Augmented reality applications represent another rapidly growing domain for Visual SLAM implementation. By precisely tracking camera position and orientation, Visual SLAM enables seamless registration of virtual content with physical environments, supporting industrial maintenance applications, educational visualization, and interactive entertainment experiences.
In facility management and digital twin creation, Visual SLAM assists in rapidly generating comprehensive three-dimensional models of indoor spaces. These models serve diverse purposes including architectural documentation, space utilization analysis, accessibility assessment, and emergency response planning. Organizations increasingly employ Visual SLAM-based scanning to create persistent digital representations of their physical facilities.
Construction and renovation projects benefit from Visual SLAM technology's ability to document existing conditions and track changes throughout project execution. Unlike traditional surveying methods such as Electronic Theodolites, which provide discrete measurement points, Visual SLAM generates continuous three-dimensional representations supporting detailed progress documentation and quality assurance.

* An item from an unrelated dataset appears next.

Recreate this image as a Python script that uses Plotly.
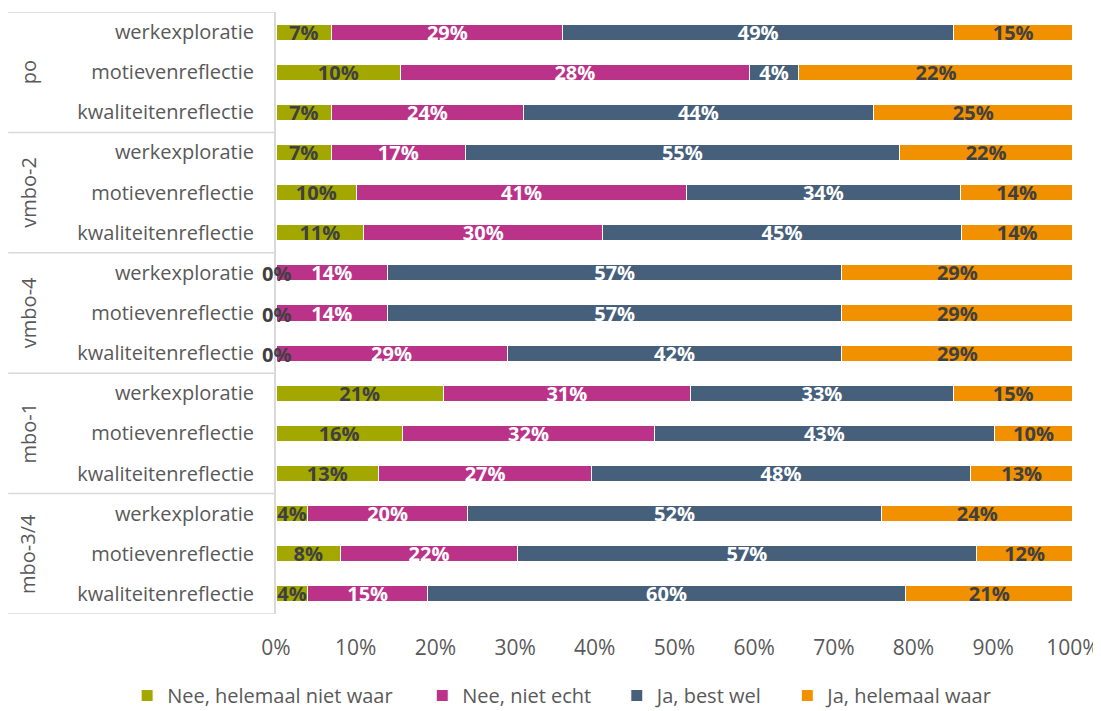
import plotly.graph_objects as go

groups = ["po", "vmbo-2", "vmbo-4", "mbo-1", "mbo-3/4"]
items = ["werkexploratie", "motievenreflectie", "kwaliteitenreflectie"]
series = ["Nee, helemaal niet waar", "Nee, niet echt", "Ja, best wel", "Ja, helemaal waar"]

# rows top to bottom: po werk, po motieven, po kwaliteiten, vmbo-2 ...
nee_helemaal = [7, 10, 7, 7, 10, 11, 0, 0, 0, 21, 16, 13, 4, 8, 4]
nee_niet_echt = [29, 28, 24, 17, 41, 30, 14, 14, 29, 31, 32, 27, 20, 22, 15]
ja_best_wel = [49, 4, 44, 55, 34, 45, 57, 57, 42, 33, 43, 48, 52, 57, 60]
ja_helemaal = [15, 22, 25, 22, 14, 14, 29, 29, 29, 15, 10, 13, 24, 12, 21]

colors = ["#A3A800", "#BB3389", "#465F7A", "#F29100"]
text_colors = ["#404040", "white", "white", "#404040"]
FONT = "Open Sans"

n_rows = len(groups) * len(items)
rows = list(range(n_rows))
row_labels = items * len(groups)

legend_ids = ["legend", "legend2", "legend3", "legend4"]
legend_x = [0.109, 0.379, 0.557, 0.713]  # container fraction, one legend per series

fig = go.Figure()
for name, vals, col, tcol, lid in zip(series, [nee_helemaal, nee_niet_echt, ja_best_wel, ja_helemaal],
                                      colors, text_colors, legend_ids):
    fig.add_trace(go.Bar(
        y=rows, x=vals, orientation="h", name=name, legend=lid, showlegend=True,
        marker=dict(color=col, line=dict(color="white", width=1)),
        text=[f"{v}%" for v in vals], textposition="inside",
        insidetextanchor="middle",
        textfont=dict(family=FONT, size=20, color=tcol, weight="bold"),
        cliponaxis=False,
    ))

shapes = []
annotations = []
# zero-width segments still get their label, centred on the bar start
for i, v in enumerate(nee_helemaal):
    if v == 0:
        annotations.append(dict(xref="x", yref="y", x=0, y=i, text="<b>0%</b>",
                                showarrow=False, yshift=-1, xanchor="center",
                                font=dict(family=FONT, size=20, color="#404040")))

# group dividers and labels
n_items = len(items)
for g in range(len(groups) + 1):
    yy = g * n_items - 0.5
    shapes.append(dict(type="line", xref="paper", yref="y", x0=-0.336, x1=0,
                       y0=yy, y1=yy, line=dict(color="#D9D9D9", width=1.5)))
for g, name in enumerate(groups):
    annotations.append(dict(xref="paper", yref="y", x=-0.311, y=g * n_items + 1,
                            text=name, showarrow=False, textangle=-90,
                            xanchor="center", yanchor="middle",
                            font=dict(family=FONT, size=20, color="#595959")))

legends = {}
for lid, lx in zip(legend_ids, legend_x):
    legends[lid] = dict(orientation="h", xref="container", yref="container",
                        xanchor="left", x=lx, yanchor="middle", y=0.022,
                        font=dict(size=20, color="#595959"),
                        bgcolor="rgba(0,0,0,0)")

# page body has an 8px margin, so the figure is 8px smaller than the window
fig.update_layout(
    barmode="stack", barnorm="percent", bargap=0.6,
    width=1093, height=703, showlegend=True,
    margin=dict(l=268, r=28, t=4, b=97),
    plot_bgcolor="white", paper_bgcolor="white",
    font=dict(family=FONT, size=20, color="#595959"),
    uniformtext=dict(minsize=20, mode="show"),
    shapes=shapes, annotations=annotations,
    xaxis=dict(range=[0, 100.01], tickvals=[0, 10, 20, 30, 40, 50, 60, 70, 80, 90, 100],
               ticktext=[f"{t}%" for t in range(0, 101, 10)], tickfont=dict(size=21),
               showgrid=False, zeroline=False, ticks="outside", ticklen=15,
               tickcolor="rgba(0,0,0,0)", automargin=False),
    yaxis=dict(range=[n_rows - 0.5, -0.5], tickvals=rows, ticktext=row_labels,
               tickfont=dict(size=20),
               showgrid=False, zeroline=False, showline=True, linecolor="#D9D9D9",
               linewidth=2, ticks="outside", ticklen=16, tickcolor="rgba(0,0,0,0)",
               automargin=False),
    **legends,
)

fig.write_html("out.html")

Comparison with Alternative Technologies
When compared to wireless positioning systems like WiFi triangulation or Bluetooth-based proximity detection, Visual SLAM offers superior accuracy and environmental detail. While Radio Frequency Identification systems require infrastructure modification and provide only beacon proximity information, Visual SLAM requires only existing cameras and generates comprehensive environmental models.
Relative to ultra-wideband (UWB) systems, Visual SLAM demonstrates comparable accuracy without requiring installation of numerous reference anchors throughout facilities. However, UWB systems may offer advantages in extremely dynamic or featureless environments where cameras struggle to extract distinctive visual landmarks.
Future Developments and Trends
Visual SLAM technology continues advancing rapidly, with researchers exploring increasingly sophisticated algorithms, expanded sensor integration, and emerging applications. Multi-camera systems, event-based cameras that respond to pixel-level brightness changes, and machine learning approaches that improve landmark recognition in challenging conditions represent active research frontiers.
Integration of semantic understanding, where systems recognize and categorize specific objects and room types, promises to enhance positioning accuracy and enable more intelligent navigation support. Collaborative SLAM approaches, where multiple devices share environmental information and collectively improve map accuracy, represent another promising direction for future development and deployment.